┌──

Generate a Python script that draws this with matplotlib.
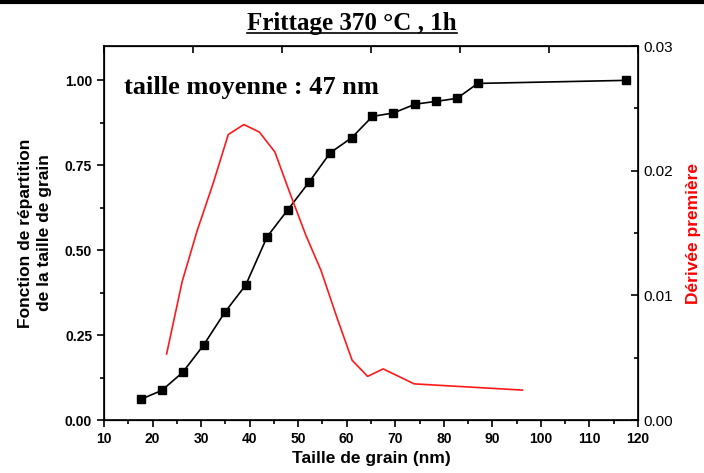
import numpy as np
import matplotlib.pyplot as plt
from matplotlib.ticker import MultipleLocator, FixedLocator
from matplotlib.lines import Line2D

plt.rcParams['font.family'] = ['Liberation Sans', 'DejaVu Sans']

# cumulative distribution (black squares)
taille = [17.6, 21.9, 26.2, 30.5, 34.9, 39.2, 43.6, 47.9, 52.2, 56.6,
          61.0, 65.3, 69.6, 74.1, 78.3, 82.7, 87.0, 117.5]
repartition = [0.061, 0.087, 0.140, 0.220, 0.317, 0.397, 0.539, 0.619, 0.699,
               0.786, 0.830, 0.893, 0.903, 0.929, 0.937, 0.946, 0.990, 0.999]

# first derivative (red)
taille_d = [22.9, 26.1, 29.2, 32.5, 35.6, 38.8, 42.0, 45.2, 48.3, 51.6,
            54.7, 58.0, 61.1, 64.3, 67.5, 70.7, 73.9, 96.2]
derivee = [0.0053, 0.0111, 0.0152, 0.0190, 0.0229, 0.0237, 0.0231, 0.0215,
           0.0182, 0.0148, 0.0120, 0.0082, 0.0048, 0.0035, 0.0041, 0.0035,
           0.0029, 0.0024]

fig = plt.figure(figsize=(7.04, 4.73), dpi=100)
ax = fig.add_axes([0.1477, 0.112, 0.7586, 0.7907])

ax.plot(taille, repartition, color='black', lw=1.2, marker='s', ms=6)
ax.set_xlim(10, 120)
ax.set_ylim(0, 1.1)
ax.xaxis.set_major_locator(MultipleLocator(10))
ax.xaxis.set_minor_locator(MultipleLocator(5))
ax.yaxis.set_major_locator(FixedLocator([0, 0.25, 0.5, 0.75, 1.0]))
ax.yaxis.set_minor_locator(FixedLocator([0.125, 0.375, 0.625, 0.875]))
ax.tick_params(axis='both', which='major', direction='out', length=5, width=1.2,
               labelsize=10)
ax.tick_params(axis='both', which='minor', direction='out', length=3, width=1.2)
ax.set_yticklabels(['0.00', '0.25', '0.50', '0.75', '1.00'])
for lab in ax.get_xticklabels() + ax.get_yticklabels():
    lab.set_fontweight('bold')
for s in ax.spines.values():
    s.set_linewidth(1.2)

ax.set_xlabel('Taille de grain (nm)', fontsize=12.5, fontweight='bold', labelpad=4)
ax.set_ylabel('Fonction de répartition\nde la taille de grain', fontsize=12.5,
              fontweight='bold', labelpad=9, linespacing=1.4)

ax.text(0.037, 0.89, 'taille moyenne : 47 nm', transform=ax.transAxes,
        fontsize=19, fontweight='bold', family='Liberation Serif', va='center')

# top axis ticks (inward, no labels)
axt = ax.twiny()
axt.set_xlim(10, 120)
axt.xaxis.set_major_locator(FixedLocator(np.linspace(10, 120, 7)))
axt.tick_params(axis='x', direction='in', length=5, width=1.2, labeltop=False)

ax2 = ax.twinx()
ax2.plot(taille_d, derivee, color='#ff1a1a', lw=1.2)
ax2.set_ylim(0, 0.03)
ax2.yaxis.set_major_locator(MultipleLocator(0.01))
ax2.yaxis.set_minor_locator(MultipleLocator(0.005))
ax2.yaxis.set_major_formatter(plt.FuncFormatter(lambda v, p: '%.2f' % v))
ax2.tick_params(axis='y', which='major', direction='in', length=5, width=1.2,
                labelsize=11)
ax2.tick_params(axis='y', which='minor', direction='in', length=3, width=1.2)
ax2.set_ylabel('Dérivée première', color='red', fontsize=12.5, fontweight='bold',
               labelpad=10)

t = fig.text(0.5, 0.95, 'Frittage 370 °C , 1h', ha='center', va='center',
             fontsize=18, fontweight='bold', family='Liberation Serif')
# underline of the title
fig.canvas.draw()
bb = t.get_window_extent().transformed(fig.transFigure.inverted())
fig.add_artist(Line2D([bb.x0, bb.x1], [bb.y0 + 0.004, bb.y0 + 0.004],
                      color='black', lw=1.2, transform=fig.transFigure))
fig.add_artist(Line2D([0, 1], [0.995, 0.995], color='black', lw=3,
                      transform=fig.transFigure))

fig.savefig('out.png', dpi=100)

└──

§ **What the task requires**: Reproduce the material above from its first line through the line containing "plt.rcParams['font.family'] = ['Liberation", both ends included, and skip every picture.

§ **Full output**:
Generate a Python script that draws this with matplotlib.
import numpy as np
import matplotlib.pyplot as plt
from matplotlib.ticker import MultipleLocator, FixedLocator
from matplotlib.lines import Line2D

plt.rcParams['font.family'] = ['Liberation Sans', 'DejaVu Sans']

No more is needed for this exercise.